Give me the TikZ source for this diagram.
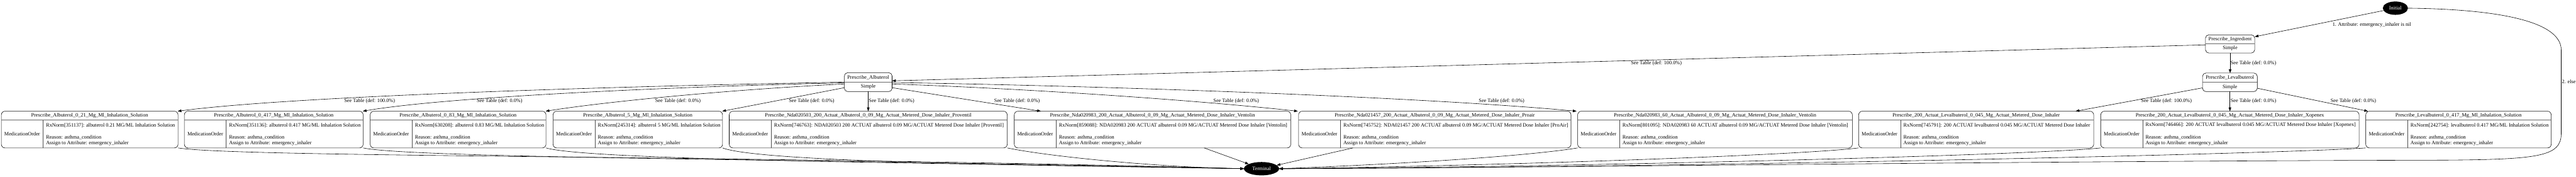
\documentclass[tikz,border=0pt]{standalone}
\usepackage{fontspec}
\setmainfont{Liberation Serif}
\usetikzlibrary{arrows.meta,shapes.geometric}

\tikzset{
  every node/.style={font=\fontsize{14}{16}\selectfont, inner sep=0pt, outer sep=0pt},
  medbox/.style={draw, rounded corners=10pt, minimum height=99pt, line width=1pt},
  simplebox/.style={draw, rounded corners=9pt, line width=1pt},
  sepline/.style={draw=black!60, line width=2pt},
  colline/.style={draw=black!70, line width=0.8pt},
  edge/.style={draw, line width=1pt, -{Triangle[length=10pt,width=7pt]}},
  termnode/.style={ellipse, fill=black, text=white, minimum width=95pt, minimum height=36pt},
  initnode/.style={ellipse, fill=black, text=white, minimum width=68pt, minimum height=36pt},
  elabel/.style={anchor=west},
}

\newcommand{\drawmedbox}[5]{%
  \node[medbox, minimum width={#3-#2}] (#1) at ({(#2+#3)/2},349.5) {};
  \draw[sepline] (#2+0.5,324) -- (#3-0.5,324);
  \draw[colline] (#2+113,324) -- (#2+113,399);
  \node at ({(#2+#3)/2},312) {#4};
  \node at (#2+56.5,362) {MedicationOrder};
  \node[anchor=west] at (#2+121,338) {#5};
  \node[anchor=west] at (#2+121,370) {Reason: asthma\_condition};
  \node[anchor=west] at (#2+121,387) {Assign to Attribute: emergency\_inhaler};
}

\newcommand{\drawsimplebox}[6]{%
  \node[simplebox, minimum width={#3-#2}, minimum height={#5-#4}] (#1) at ({(#2+#3)/2},{(#4+#5)/2}) {};
  \draw[sepline] (#2+0.5,{(#4+#5)/2}) -- (#3-0.5,{(#4+#5)/2});
  \node at ({(#2+#3)/2},{(3*#4+#5)/4}) {#6};
  \node at ({(#2+#3)/2},{(#4+3*#5)/4}) {Simple};
}

\begin{document}
\begin{tikzpicture}[x=1pt,y=-1pt]
\useasboundingbox (0,0) rectangle (6959,477);

% state nodes
\node[initnode] (init) at (6471,22) {Initial};
\node[termnode] (term) at (3408,455) {Terminal};

\drawsimplebox{ing}{5958}{6091}{94}{143}{Prescribe\_Ingredient}
\drawsimplebox{lev}{5950}{6098}{197}{247}{Prescribe\_Levalbuterol}
\drawsimplebox{alb}{2281}{2410}{196}{247}{Prescribe\_Albuterol}

\drawmedbox{b1}{3.5}{481}{Prescribe\_Albuterol\_0\_21\_Mg\_Ml\_Inhalation\_Solution}{RxNorm[351137]: albuterol 0.21 MG/ML Inhalation Solution}
\drawmedbox{b2}{498}{981}{Prescribe\_Albuterol\_0\_417\_Mg\_Ml\_Inhalation\_Solution}{RxNorm[351136]: albuterol 0.417 MG/ML Inhalation Solution}
\drawmedbox{b3}{1000}{1475}{Prescribe\_Albuterol\_0\_83\_Mg\_Ml\_Inhalation\_Solution}{RxNorm[630208]: albuterol 0.83 MG/ML Inhalation Solution}
\drawmedbox{b4}{1494}{1952}{Prescribe\_Albuterol\_5\_Mg\_Ml\_Inhalation\_Solution}{RxNorm[245314]: albuterol 5 MG/ML Inhalation Solution}
\drawmedbox{b5}{1970}{2721}{Prescribe\_Nda020503\_200\_Actuat\_Albuterol\_0\_09\_Mg\_Actuat\_Metered\_Dose\_Inhaler\_Proventil}{RxNorm[746763]: NDA020503 200 ACTUAT albuterol 0.09 MG/ACTUAT Metered Dose Inhaler [Proventil]}
\drawmedbox{b6}{2740}{3487}{Prescribe\_Nda020983\_200\_Actuat\_Albuterol\_0\_09\_Mg\_Actuat\_Metered\_Dose\_Inhaler\_Ventolin}{RxNorm[859088]: NDA020983 200 ACTUAT albuterol 0.09 MG/ACTUAT Metered Dose Inhaler [Ventolin]}
\drawmedbox{b7}{3508}{4244}{Prescribe\_Nda021457\_200\_Actuat\_Albuterol\_0\_09\_Mg\_Actuat\_Metered\_Dose\_Inhaler\_Proair}{RxNorm[745752]: NDA021457 200 ACTUAT albuterol 0.09 MG/ACTUAT Metered Dose Inhaler [ProAir]}
\drawmedbox{b8}{4262}{5004}{Prescribe\_Nda020983\_60\_Actuat\_Albuterol\_0\_09\_Mg\_Actuat\_Metered\_Dose\_Inhaler\_Ventolin}{RxNorm[801095]: NDA020983 60 ACTUAT albuterol 0.09 MG/ACTUAT Metered Dose Inhaler [Ventolin]}
\drawmedbox{b9}{5021}{5656}{Prescribe\_200\_Actuat\_Levalbuterol\_0\_045\_Mg\_Actuat\_Metered\_Dose\_Inhaler}{RxNorm[745791]: 200 ACTUAT levalbuterol 0.045 MG/ACTUAT Metered Dose Inhaler}
\drawmedbox{b10}{5675}{6373}{Prescribe\_200\_Actuat\_Levalbuterol\_0\_045\_Mg\_Actuat\_Metered\_Dose\_Inhaler\_Xopenex}{RxNorm[746466]: 200 ACTUAT levalbuterol 0.045 MG/ACTUAT Metered Dose Inhaler [Xopenex]}
\drawmedbox{b11}{6391}{6892}{Prescribe\_Levalbuterol\_0\_417\_Mg\_Ml\_Inhalation\_Solution}{RxNorm[242754]: levalbuterol 0.417 MG/ML Inhalation Solution}

% Initial edges
\draw[edge] (init) -- ([yshift=-5pt]ing.north east);
\node[elabel] at (6301,67) {1. Attribute: emergency\_inhaler is nil};
\draw[edge] (init.east) .. controls (6760,25) and (6919,60) .. (6919,135) -- (6919,360)
  .. controls (6919,422) and (6860,430) .. (6600,432)
  .. controls (5500,434) and (4200,452) .. (term.east);
\node[elabel] at (6921,220) {2. else};

% Prescribe_Ingredient edges
\draw[edge] ([yshift=-2.5pt]ing.west) -- ([yshift=3.5pt]alb.east);
\node[elabel] at (4406,170) {See Table (def: 100.0\%)};
\draw[edge] (ing.south) -- (ing.south |- lev.north);
\node[elabel] at (6026,171) {See Table (def: 0.0\%)};

% Prescribe_Albuterol edges
\draw[edge] (alb.west) .. controls (1700,232) and (800,258) .. ([xshift=-1pt]b1.north east);
\node[elabel] at (930,273) {See Table (def: 100.0\%)};
\draw[edge] ([yshift=-2pt]alb.west) .. controls (1800,234) and (1200,262) .. ([xshift=-1pt]b2.north east);
\node[elabel] at (1288,273) {See Table (def: 0.0\%)};
\draw[edge] ([yshift=-5pt]alb.west) .. controls (2000,240) and (1650,272) .. ([xshift=-1pt]b3.north east);
\node[elabel] at (1770,273) {See Table (def: 0.0\%)};
\draw[edge] ([yshift=-15pt]alb.west) -- ([xshift=-1pt]b4.north east);
\node[elabel] at (2131,273) {See Table (def: 0.0\%)};
\draw[edge] (alb.south) -- (alb.south |- b5.north);
\node[elabel] at (2347,273) {See Table (def: 0.0\%)};
\draw[edge] ([yshift=-15pt]alb.east) -- ([xshift=72pt]b6.north west);
\node[elabel] at (2686,273) {See Table (def: 0.0\%)};
\draw[edge] ([yshift=-5pt]alb.east) .. controls (2800,240) and (3250,272) .. ([xshift=-2pt]b7.north west);
\node[elabel] at (3278,273) {See Table (def: 0.0\%)};
\draw[edge] ([yshift=-1pt]alb.east) .. controls (3000,232) and (3850,262) .. ([xshift=-3pt]b8.north west);
\node[elabel] at (3995,273) {See Table (def: 0.0\%)};

% Prescribe_Levalbuterol edges
\draw[edge] ([yshift=-15pt]lev.west) -- ([xshift=-49pt]b9.north east);
\node[elabel] at (5784,273) {See Table (def: 100.0\%)};
\draw[edge] (lev.south) -- (lev.south |- b10.north);
\node[elabel] at (6026,273) {See Table (def: 0.0\%)};
\draw[edge] ([yshift=-16pt]lev.east) -- ([xshift=6pt]b11.north west);
\node[elabel] at (6296,273) {See Table (def: 0.0\%)};

% edges into Terminal
\draw[edge] (b1.south east) .. controls (650,425) and (2000,418) .. (term.west);
\draw[edge] (b2.south east) .. controls (1120,428) and (2300,430) .. (term.west);
\draw[edge] (b3.south east) .. controls (1600,434) and (2600,440) .. (term.west);
\draw[edge] (b4.south east) .. controls (2060,440) and (2900,447) .. (term.west);
\draw[edge] (b5.south east) .. controls (2850,425) and (3150,452) .. (term.west);
\draw[edge] ([xshift=513pt]b6.south west) -- (term);
\draw[edge] ([xshift=147pt]b7.south west) -- (term);
\draw[edge] (b8.south west) .. controls (4100,425) and (3700,446) .. (term.east);
\draw[edge] (b9.south west) .. controls (4850,420) and (4000,448) .. (term.east);
\draw[edge] (b10.south west) .. controls (5500,418) and (4300,450) .. (term.east);
\draw[edge] (b11.south west) .. controls (6200,413) and (4700,450) .. (term.east);
\end{tikzpicture}
\end{document}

## SET PROBLEM
Without the pictures, please reproduce each line of the listing above exactly, from the first one through the line bearing "(term) at (3408,455)".

## ANSWER TO THIS TASK
Give me the TikZ source for this diagram.
\documentclass[tikz,border=0pt]{standalone}
\usepackage{fontspec}
\setmainfont{Liberation Serif}
\usetikzlibrary{arrows.meta,shapes.geometric}

\tikzset{
  every node/.style={font=\fontsize{14}{16}\selectfont, inner sep=0pt, outer sep=0pt},
  medbox/.style={draw, rounded corners=10pt, minimum height=99pt, line width=1pt},
  simplebox/.style={draw, rounded corners=9pt, line width=1pt},
  sepline/.style={draw=black!60, line width=2pt},
  colline/.style={draw=black!70, line width=0.8pt},
  edge/.style={draw, line width=1pt, -{Triangle[length=10pt,width=7pt]}},
  termnode/.style={ellipse, fill=black, text=white, minimum width=95pt, minimum height=36pt},
  initnode/.style={ellipse, fill=black, text=white, minimum width=68pt, minimum height=36pt},
  elabel/.style={anchor=west},
}

\newcommand{\drawmedbox}[5]{%
  \node[medbox, minimum width={#3-#2}] (#1) at ({(#2+#3)/2},349.5) {};
  \draw[sepline] (#2+0.5,324) -- (#3-0.5,324);
  \draw[colline] (#2+113,324) -- (#2+113,399);
  \node at ({(#2+#3)/2},312) {#4};
  \node at (#2+56.5,362) {MedicationOrder};
  \node[anchor=west] at (#2+121,338) {#5};
  \node[anchor=west] at (#2+121,370) {Reason: asthma\_condition};
  \node[anchor=west] at (#2+121,387) {Assign to Attribute: emergency\_inhaler};
}

\newcommand{\drawsimplebox}[6]{%
  \node[simplebox, minimum width={#3-#2}, minimum height={#5-#4}] (#1) at ({(#2+#3)/2},{(#4+#5)/2}) {};
  \draw[sepline] (#2+0.5,{(#4+#5)/2}) -- (#3-0.5,{(#4+#5)/2});
  \node at ({(#2+#3)/2},{(3*#4+#5)/4}) {#6};
  \node at ({(#2+#3)/2},{(#4+3*#5)/4}) {Simple};
}

\begin{document}
\begin{tikzpicture}[x=1pt,y=-1pt]
\useasboundingbox (0,0) rectangle (6959,477);

% state nodes
\node[initnode] (init) at (6471,22) {Initial};
\node[termnode] (term) at (3408,455) {Terminal};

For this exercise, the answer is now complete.